Architectural Decisions
The generator uses a chunked execution strategy to handle datasets that exceed available system memory. By processing cards in batches of 5,000, the generator maintains a stable memory profile regardless of the total population size. For spatial lookups, the system implements a multi-tier H3 index (resolutions 4 and 6) and a state-level index. This allows for rapid, localized merchant selection during transaction generation without exhaustive searching of the merchant reference dataset.

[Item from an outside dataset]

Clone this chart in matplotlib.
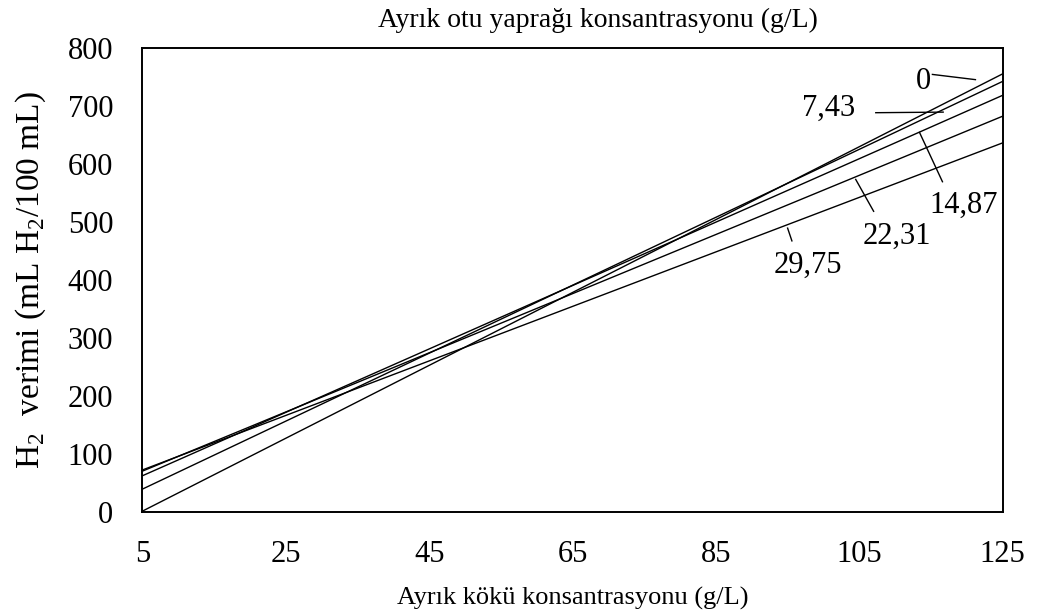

The choice of Apache Parquet as the output format ensures that multi-million row datasets remain compressed and performant for the downstream Python-based ML pipeline and Polars-based ETL.
System Integration
generate.rs sits at the start of the RiskFabric lifecycle. It consumes reference Parquet files for merchants and residential locations and produces the four core tables: customers.parquet, accounts.parquet, cards.parquet, and transactions.parquet (including its accompanying fraud_metadata.parquet).
Known Issues
The final merge phase is implemented by writing temporary Parquet chunks to disk and then re-scanning them with the Polars lazy API. While this prevents memory exhaustion during the final join, it introduces disk I/O overhead that affects the "cleanup" phase of generation. Additionally, the 5,000-card chunk size is currently hardcoded; moving this to customer_config.yaml would allow performance tuning based on available RAM capacity.